An F&I needs analysis is a pre-menu information-gathering process designed to identify customer needs before presenting F&I products. In the traditional model, an F&I manager asks questions about vehicle usage, lifestyle, and financial situation, then uses those answers to justify specific products. The ASURA Client Survey is a more advanced version that focuses on creating problem awareness in the customer's mind rather than collecting ammunition to use in a presentation. The key difference: the customer connects the dots themselves instead of being led to conclusions by the manager.

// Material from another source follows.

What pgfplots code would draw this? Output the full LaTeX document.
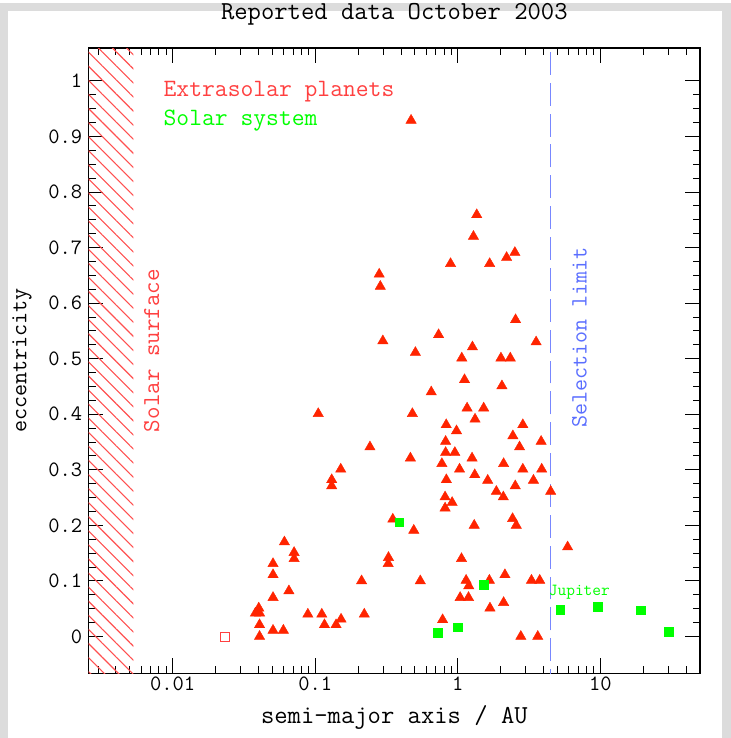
\documentclass[border=0pt]{standalone}
\usepackage{pgfplots}
\pgfplotsset{compat=1.18}
\usetikzlibrary{patterns.meta}
\renewcommand{\familydefault}{\ttdefault}

\definecolor{tri}{RGB}{255,36,0}
\definecolor{ssgreen}{RGB}{0,255,0}
\definecolor{txtred}{RGB}{255,64,64}
\definecolor{hatchred}{RGB}{255,80,80}
\definecolor{selblue}{RGB}{120,135,255}
\definecolor{seltext}{RGB}{90,110,255}
\definecolor{framegray}{RGB}{220,220,220}
\newcommand{\fs}[1]{\fontsize{#1}{#1}\selectfont}

% semi-major axis (AU), eccentricity
\pgfplotstableread{
a e
0.470 0.929
1.357 0.759
1.287 0.720
0.889 0.671
1.672 0.671
2.198 0.682
2.512 0.691
0.281 0.652
0.286 0.630
0.298 0.532
0.733 0.543
2.540 0.570
3.540 0.530
0.504 0.511
1.266 0.521
1.066 0.501
2.006 0.501
2.332 0.501
1.114 0.462
2.038 0.451
0.651 0.440
0.105 0.401
0.480 0.401
1.161 0.411
1.518 0.411
1.320 0.391
0.829 0.381
0.979 0.370
2.856 0.381
2.432 0.361
3.838 0.351
0.821 0.351
2.709 0.341
0.242 0.341
0.821 0.331
0.953 0.331
0.465 0.321
1.258 0.321
0.773 0.311
2.094 0.311
1.028 0.301
2.856 0.301
3.875 0.301
0.151 0.301
1.314 0.291
1.620 0.281
0.831 0.282
3.391 0.281
0.1305 0.282
0.1305 0.271
2.527 0.271
1.863 0.261
4.478 0.261
2.084 0.251
0.814 0.251
0.912 0.241
0.814 0.231
2.420 0.212
0.350 0.211
1.303 0.200
2.568 0.200
0.491 0.191
0.0608 0.170
5.886 0.161
0.0711 0.151
0.0711 0.140
1.061 0.140
0.3264 0.142
0.3248 0.131
0.0506 0.131
0.0506 0.111
2.139 0.111
0.2114 0.100
0.5456 0.100
1.143 0.101
1.193 0.091
1.664 0.101
3.284 0.101
3.752 0.101
0.0654 0.082
0.0506 0.070
1.038 0.070
1.188 0.070
2.094 0.061
1.680 0.051
0.0402 0.051
0.0381 0.042
0.0407 0.042
0.0888 0.040
0.1112 0.040
0.2208 0.040
0.1518 0.031
0.782 0.030
0.0407 0.021
0.1161 0.021
0.1400 0.021
0.0506 0.011
0.0598 0.011
0.0407 0.000
2.765 0.000
3.635 0.000
}\exoplanets

\pgfplotstableread{
a e
0.387 0.206
0.723 0.007
1.000 0.017
1.524 0.093
5.203 0.048
9.537 0.054
19.19 0.047
30.07 0.009
}\solarsys

\begin{document}
\begin{tikzpicture}[x=1pt,y=1pt]
\fill[framegray] (-89,-65) rectangle (645,673);
\fill[white] (-81,-65) rectangle (636,665);
\begin{axis}[
  at={(0,0)}, anchor=south west,
  scale only axis, width=614.3pt, height=628pt,
  xmode=log,
  xmin=0.002576, xmax=50,
  ymin=-0.0663, ymax=1.059,
  xtick={0.01,0.1,1,10},
  xticklabels={0.01,0.1,1,10},
  minor xtick={0.003,0.004,0.005,0.006,0.007,0.008,0.009,
               0.02,0.03,0.04,0.05,0.06,0.07,0.08,0.09,
               0.2,0.3,0.4,0.5,0.6,0.7,0.8,0.9,
               2,3,4,5,6,7,8,9,20,30,40},
  ytick={0,0.1,0.2,0.3,0.4,0.5,0.6,0.7,0.8,0.9,1},
  yticklabels={0,0.1,0.2,0.3,0.4,0.5,0.6,0.7,0.8,0.9,1},
  minor y tick num=3,
  major tick length=15pt, minor tick length=7pt,
  tick style={black, line width=0.9pt},
  axis line style={line width=1.3pt},
  /pgf/number format/assume math mode=true,
  tick label style={font=\fs{22}},
  yticklabel style={xshift=-3pt},
  title={Reported data October 2003},
  title style={font=\fs{26}, at={(axis description cs:0.5,1.0446)}, anchor=center},
  xlabel={semi\textendash major axis / AU},
  xlabel style={font=\fs{26}, at={(axis description cs:0.5,-0.0701)}, anchor=center},
  ylabel={eccentricity},
  ylabel style={font=\fs{23.5}, at={(axis description cs:-0.109,0.5)}, anchor=center},
]
% hatched region inside the solar surface
\addplot[draw=none, pattern={Lines[angle=-45, distance=10pt, line width=1.1pt]}, pattern color=hatchred]
  coordinates {(0.002,-0.2) (0.0053,-0.2) (0.0053,1.2) (0.002,1.2) (0.002,-0.2)};
% selection limit
\addplot[selblue, line width=1.2pt, dash pattern=on 23pt off 8pt]
  coordinates {(4.46,-0.1) (4.46,1.1)};

\addplot[only marks, mark=triangle*, mark size=6pt, color=tri] table {\exoplanets};
\addplot[only marks, mark=square, mark size=4.5pt, color=txtred, mark options={line width=0.8pt}]
  coordinates {(0.0233,0.0)};
\addplot[only marks, mark=square*, mark size=4.3pt, color=ssgreen] table {\solarsys};

\node[txtred, anchor=base west, font=\fs{25}] at (rel axis cs:0.117,0.922) {Extrasolar planets};
\node[ssgreen, anchor=base west, font=\fs{25}] at (rel axis cs:0.117,0.877) {Solar system};
\node[txtred, rotate=90, font=\fs{24.4}] at (rel axis cs:0.1034,0.516) {Solar surface};
\node[seltext, rotate=90, font=\fs{23.5}] at (rel axis cs:0.8025,0.537) {Selection limit};
\node[ssgreen, font=\fs{17}] at (rel axis cs:0.8025,0.129) {Jupiter};
\end{axis}
\end{tikzpicture}
\end{document}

How do you do an F&I needs analysis?
An effective F&I needs analysis begins before product presentation — ideally as the first structured activity when a customer enters the F&I office. The ASURA method opens with three commitments (completing state and federal documents, reviewing the warranty, and getting the customer out efficiently), then runs through four survey sections: Title & Payment, Vehicle & Insurance, Vehicle Preferences, and Financial Details. It closes with two "factory survey" questions that create self-anchoring around warranty value and deficiency balance awareness. The process takes 5–8 minutes and runs before the menu is ever introduced.
What questions should be on an F&I client survey?

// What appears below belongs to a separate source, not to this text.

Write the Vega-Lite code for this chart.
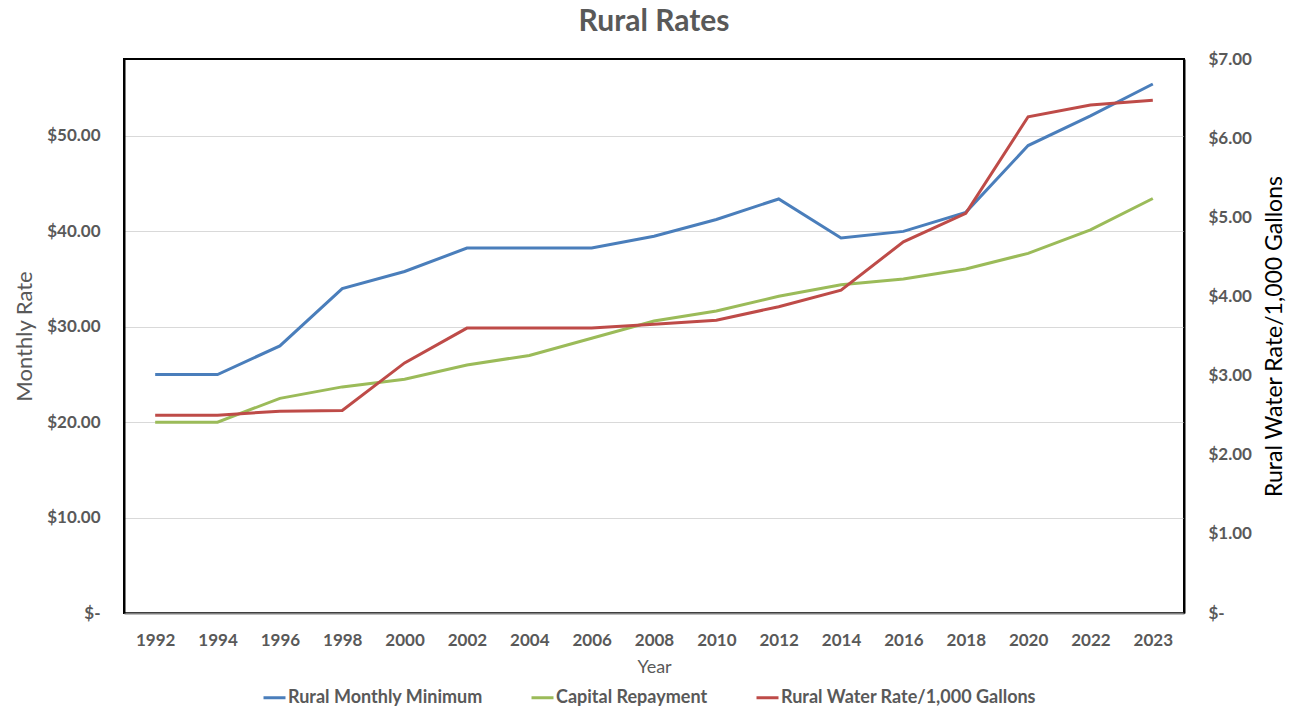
{
  "$schema": "https://vega.github.io/schema/vega-lite/v6.json",
  "width": 1060,
  "height": 554,
  "autosize": {"type": "none"},
  "padding": {"left": 124, "top": 59, "right": 115, "bottom": 95},
  "background": "white",
  "title": {
    "text": "Rural Rates",
    "font": "Lato",
    "fontSize": 30,
    "fontWeight": "bold",
    "color": "#595959",
    "offset": 13,
    "anchor": "middle"
  },
  "config": {
    "view": {"stroke": "black", "strokeWidth": 2},
    "font": "Lato"
  },
  "data": {
    "values": [
      {"year": "1992", "series": "Rural Monthly Minimum", "value": 25.0},
      {"year": "1994", "series": "Rural Monthly Minimum", "value": 25.0},
      {"year": "1996", "series": "Rural Monthly Minimum", "value": 28.0},
      {"year": "1998", "series": "Rural Monthly Minimum", "value": 34.0},
      {"year": "2000", "series": "Rural Monthly Minimum", "value": 35.8},
      {"year": "2002", "series": "Rural Monthly Minimum", "value": 38.25},
      {"year": "2004", "series": "Rural Monthly Minimum", "value": 38.25},
      {"year": "2006", "series": "Rural Monthly Minimum", "value": 38.25},
      {"year": "2008", "series": "Rural Monthly Minimum", "value": 39.5},
      {"year": "2010", "series": "Rural Monthly Minimum", "value": 41.25},
      {"year": "2012", "series": "Rural Monthly Minimum", "value": 43.4},
      {"year": "2014", "series": "Rural Monthly Minimum", "value": 39.3},
      {"year": "2016", "series": "Rural Monthly Minimum", "value": 40.0},
      {"year": "2018", "series": "Rural Monthly Minimum", "value": 42.0},
      {"year": "2020", "series": "Rural Monthly Minimum", "value": 49.0},
      {"year": "2022", "series": "Rural Monthly Minimum", "value": 52.1},
      {"year": "2023", "series": "Rural Monthly Minimum", "value": 55.45},
      {"year": "1992", "series": "Capital Repayment", "value": 20.0},
      {"year": "1994", "series": "Capital Repayment", "value": 20.0},
      {"year": "1996", "series": "Capital Repayment", "value": 22.5},
      {"year": "1998", "series": "Capital Repayment", "value": 23.7},
      {"year": "2000", "series": "Capital Repayment", "value": 24.5},
      {"year": "2002", "series": "Capital Repayment", "value": 26.0},
      {"year": "2004", "series": "Capital Repayment", "value": 27.0},
      {"year": "2006", "series": "Capital Repayment", "value": 28.8},
      {"year": "2008", "series": "Capital Repayment", "value": 30.6},
      {"year": "2010", "series": "Capital Repayment", "value": 31.65},
      {"year": "2012", "series": "Capital Repayment", "value": 33.2},
      {"year": "2014", "series": "Capital Repayment", "value": 34.4},
      {"year": "2016", "series": "Capital Repayment", "value": 35.0},
      {"year": "2018", "series": "Capital Repayment", "value": 36.05},
      {"year": "2020", "series": "Capital Repayment", "value": 37.7},
      {"year": "2022", "series": "Capital Repayment", "value": 40.15},
      {"year": "2023", "series": "Capital Repayment", "value": 43.45},
      {"year": "1992", "series": "Rural Water Rate/1,000 Gallons", "value": 2.5},
      {"year": "1994", "series": "Rural Water Rate/1,000 Gallons", "value": 2.5},
      {"year": "1996", "series": "Rural Water Rate/1,000 Gallons", "value": 2.55},
      {"year": "1998", "series": "Rural Water Rate/1,000 Gallons", "value": 2.56},
      {"year": "2000", "series": "Rural Water Rate/1,000 Gallons", "value": 3.16},
      {"year": "2002", "series": "Rural Water Rate/1,000 Gallons", "value": 3.6},
      {"year": "2004", "series": "Rural Water Rate/1,000 Gallons", "value": 3.6},
      {"year": "2006", "series": "Rural Water Rate/1,000 Gallons", "value": 3.6},
      {"year": "2008", "series": "Rural Water Rate/1,000 Gallons", "value": 3.65},
      {"year": "2010", "series": "Rural Water Rate/1,000 Gallons", "value": 3.7},
      {"year": "2012", "series": "Rural Water Rate/1,000 Gallons", "value": 3.87},
      {"year": "2014", "series": "Rural Water Rate/1,000 Gallons", "value": 4.08},
      {"year": "2016", "series": "Rural Water Rate/1,000 Gallons", "value": 4.69},
      {"year": "2018", "series": "Rural Water Rate/1,000 Gallons", "value": 5.05},
      {"year": "2020", "series": "Rural Water Rate/1,000 Gallons", "value": 6.27},
      {"year": "2022", "series": "Rural Water Rate/1,000 Gallons", "value": 6.42},
      {"year": "2023", "series": "Rural Water Rate/1,000 Gallons", "value": 6.48}
    ]
  },
  "encoding": {
    "x": {
      "field": "year",
      "type": "ordinal",
      "scale": {"type": "point", "padding": 0.5},
      "axis": {
        "title": "Year",
        "labelAngle": 0,
        "labelFont": "Lato",
        "labelFontSize": 17,
        "labelFontWeight": "bold",
        "labelColor": "#595959",
        "labelPadding": 19,
        "titleFont": "Lato",
        "titleFontSize": 18,
        "titleFontWeight": "normal",
        "titleColor": "#595959",
        "titlePadding": 10,
        "ticks": false,
        "domainColor": "#7f7f7f",
        "domainWidth": 2,
        "grid": false
      }
    },
    "color": {
      "field": "series",
      "type": "nominal",
      "scale": {
        "domain": ["Rural Monthly Minimum", "Capital Repayment", "Rural Water Rate/1,000 Gallons"],
        "range": ["#4A7EBB", "#9BBB59", "#BE4B48"]
      },
      "legend": {
        "title": null,
        "orient": "none",
        "legendX": 138,
        "legendY": 626,
        "direction": "horizontal",
        "symbolType": "stroke",
        "symbolSize": 484,
        "symbolStrokeWidth": 3,
        "labelFont": "Lato",
        "labelFontSize": 18,
        "labelFontWeight": "bold",
        "labelColor": "#595959",
        "labelLimit": 0,
        "labelOffset": 1,
        "columnPadding": 42
      }
    }
  },
  "layer": [
    {
      "transform": [{"filter": "datum.series != 'Rural Water Rate/1,000 Gallons'"}],
      "mark": {"type": "line", "strokeWidth": 3},
      "encoding": {
        "y": {
          "field": "value",
          "type": "quantitative",
          "scale": {"domain": [0, 58.07], "nice": false, "zero": true},
          "axis": {
            "title": "Monthly Rate",
            "values": [0, 10, 20, 30, 40, 50],
            "labelExpr": "datum.value == 0 ? '$-\u00a0\u00a0\u00a0' : format(datum.value, '$,.2f')",
            "labelFont": "Lato",
            "labelFontSize": 17,
            "labelFontWeight": "bold",
            "labelColor": "#595959",
            "labelPadding": 24,
            "titleFont": "Lato",
            "titleFontSize": 22,
            "titleFontWeight": "normal",
            "titleColor": "#595959",
            "titlePadding": 10,
            "ticks": false,
            "domainColor": "black",
            "domainWidth": 2,
            "grid": true,
            "gridColor": "#d9d9d9",
            "gridWidth": 1
          }
        }
      }
    },
    {
      "transform": [{"filter": "datum.series == 'Rural Water Rate/1,000 Gallons'"}],
      "mark": {"type": "line", "strokeWidth": 3},
      "encoding": {
        "y": {
          "field": "value",
          "type": "quantitative",
          "scale": {"domain": [0, 7], "nice": false, "zero": true},
          "axis": {
            "orient": "right",
            "title": "Rural Water Rate/1,000 Gallons",
            "titleAngle": 270,
            "titleBaseline": "top",
            "values": [0, 1, 2, 3, 4, 5, 6, 7],
            "labelExpr": "datum.value == 0 ? '$-' : format(datum.value, '$,.2f')",
            "labelFont": "Lato",
            "labelFontSize": 17,
            "labelFontWeight": "bold",
            "labelColor": "#595959",
            "labelPadding": 24,
            "titleFont": "Lato",
            "titleFontSize": 23,
            "titleFontWeight": "normal",
            "titleColor": "black",
            "titlePadding": 12,
            "ticks": false,
            "domainColor": "black",
            "domainWidth": 2,
            "grid": false
          }
        }
      }
    }
  ],
  "resolve": {"scale": {"y": "independent"}}
}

An effective F&I client survey should include: title and payment confirmation, insurance details (company and deductible), vehicle usage questions (mileage and ownership duration framed against averages), vehicle preference questions (appearance importance, children/pets), a financial capacity question, and an open-ended factory warranty valuation question. The ASURA Client Survey also includes a deficiency balance question ("If your vehicle was totaled or stolen, how would you handle the gap between insurance payout and what you owe?") as a GAP awareness tool that requires no sales language.
Is an F&I client survey the same as a needs analysis?
Not exactly. A needs analysis is a concept — gathering customer information to tailor a product presentation. A client survey is the tool used to execute it. The difference is in philosophy: most needs analyses are designed to gather information the manager will reference explicitly ("you mentioned you drive a lot, so..."). The ASURA Client Survey is designed to create awareness the customer acts on themselves. The manager never references what was said in the survey. The customer arrives at product decisions through self-discovery.
Why do F&I managers use a client survey?
F&I managers use a client survey to: (1) create a professional, process-driven experience that reduces customer defensiveness, (2) establish situational awareness about the customer's exposure and usage patterns before the menu, (3) plant problem awareness so customers arrive at the menu already thinking about coverage and protection, and (4) eliminate the most common objection (time) before it can be raised. A well-run survey also improves CSI scores because the experience feels like a professional process, not a sales pitch.
How long should an F&I client survey take?
A properly structured F&I client survey should take 5–8 minutes. If it's running longer, the manager is over-explaining or straying from the script. The three-commitment opening positions the survey as a time-saving tool — so the execution must match that promise. Speed is built into the structure. The questions are concise, the customer responses are brief, and the manager moves through sections without commentary or segues into product conversation.
What is the "factory survey question" in F&I?
The factory survey question is the final — and most powerful — element of the ASURA Client Survey. After completing the four standard sections, the manager introduces two questions as "factory survey questions" that the manufacturer tracks from new vehicle purchasers. The first asks: if the factory eliminated the factory warranty, how much would the customer expect the vehicle price to be reduced? This forces the customer to self-anchor the value of warranty coverage in their own words. The second asks how they would handle a deficiency balance if the vehicle was totaled or stolen — creating GAP awareness without any sales language. These questions produce more product penetration than any close technique because they eliminate the need to close at all.
Can you run an F&I client survey on every deal?
Yes — and you should. The ASURA Client Survey is designed as a standard process for every deal, not a selective tool for resistant customers. Running it consistently builds the habit and produces the baseline numbers. Managers who run it selectively ("only when the customer seems open") are making a judgment call based on surface signals and leaving deals on the table. The survey works precisely because it doesn't feel like a survey designed to sell products — it feels like a professional administrative process. That frame holds regardless of customer type.